Factor | Datacenter | Residential | Mobile |
---|---|---|---|
Cost | Low | Medium to high | High |
Speed | High | Medium | Variable |
Anonymity | Lower | Higher | Highest |
Decide based on the task. For scraping price lists at scale, datacenter proxies might be sufficient and economical. For interacting with social platforms or avoiding complex anti-bot checks, invest in residential or mobile proxies.
VPN or proxy: which to pick?
VPNs encrypt all network traffic from your device to the VPN server, offering system-wide protection. Proxies usually operate at the application level, routing only configured apps. Choose a VPN for broad privacy and encryption; pick a proxy when you need fine-grained control per app, specific IPs for geo-testing, or better performance for selected tasks. Sometimes the right choice is both.
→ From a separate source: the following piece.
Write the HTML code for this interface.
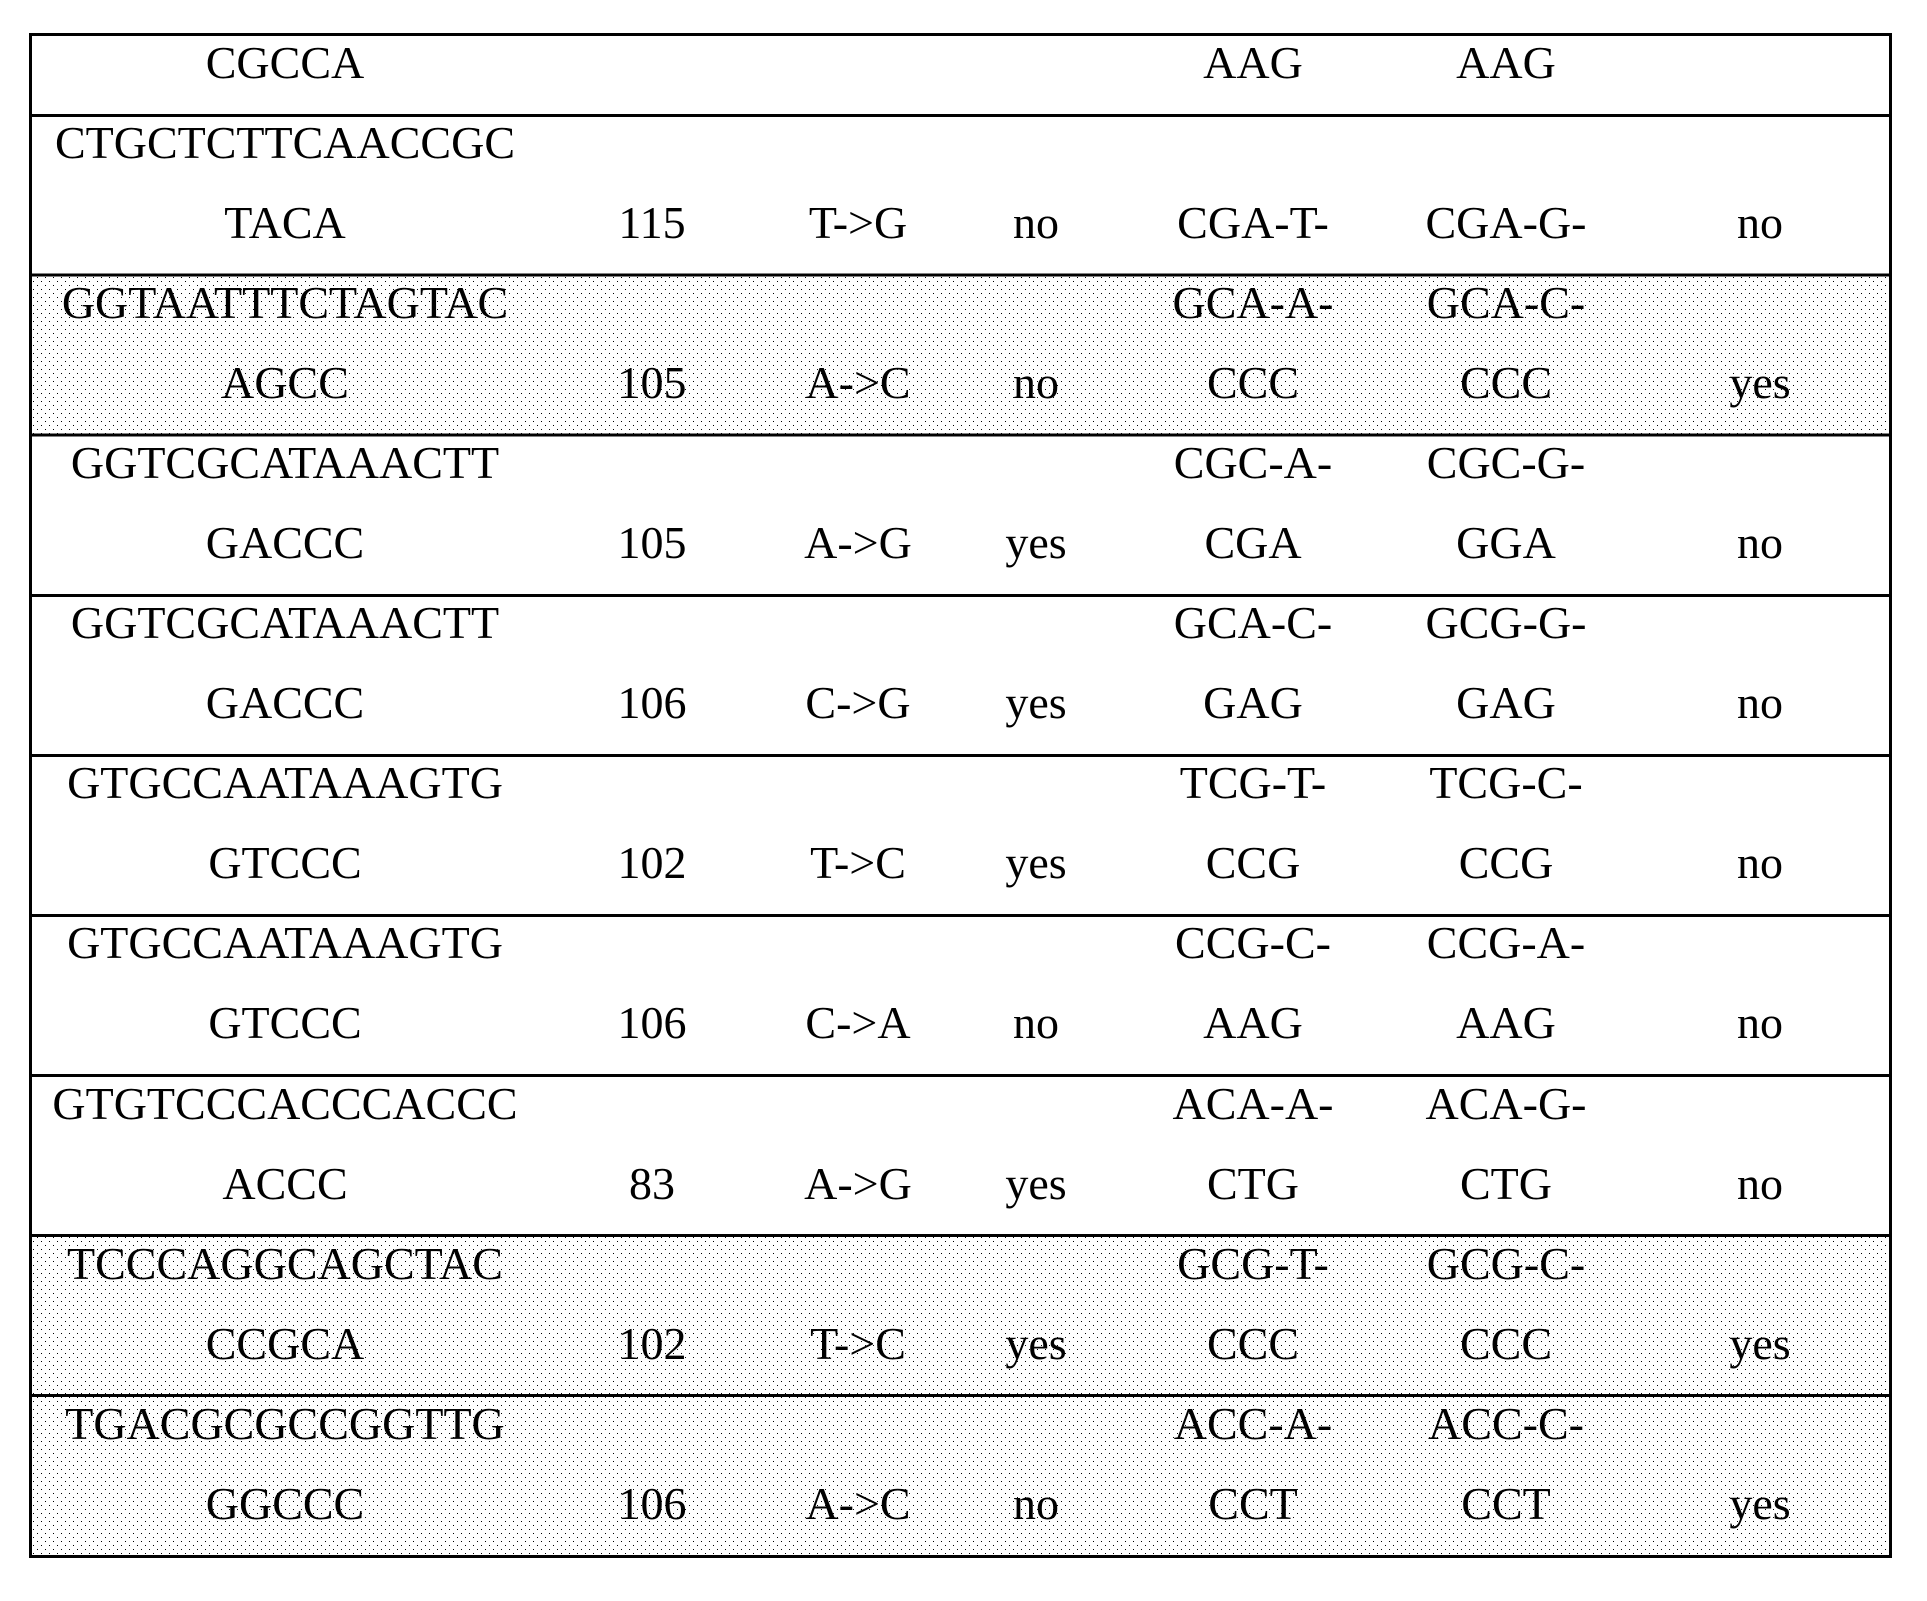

Use a VPN for general privacy, and route selected applications through a private proxy for localized testing or automation tasks.
Quick checklist before you buy
- Do they offer trial access or a money-back policy?
- Can you test for leaks and confirm IP sourcing?
- Are service terms and pricing transparent?
- Do they provide authentication and IP management tools?
- Are logs documented and retention periods clear?
- Does the provider have reputation in your industry use case?
Running through this checklist prevents a lot of frustration and stops bad choices before they cost time and money.
Conclusion
Private proxies are useful tools when chosen and used with intention: they mask your public IP, help with geo-testing, and support automation without exposing your home address. They are not a complete privacy solution, and wrong choices create problems faster than they solve them. Pick the right proxy type for the task, verify provider claims, test for leaks, and separate activities that should not share an IP. With sensible precautions and clear provider transparency, private proxies become a reliable part of a modern digital workflow.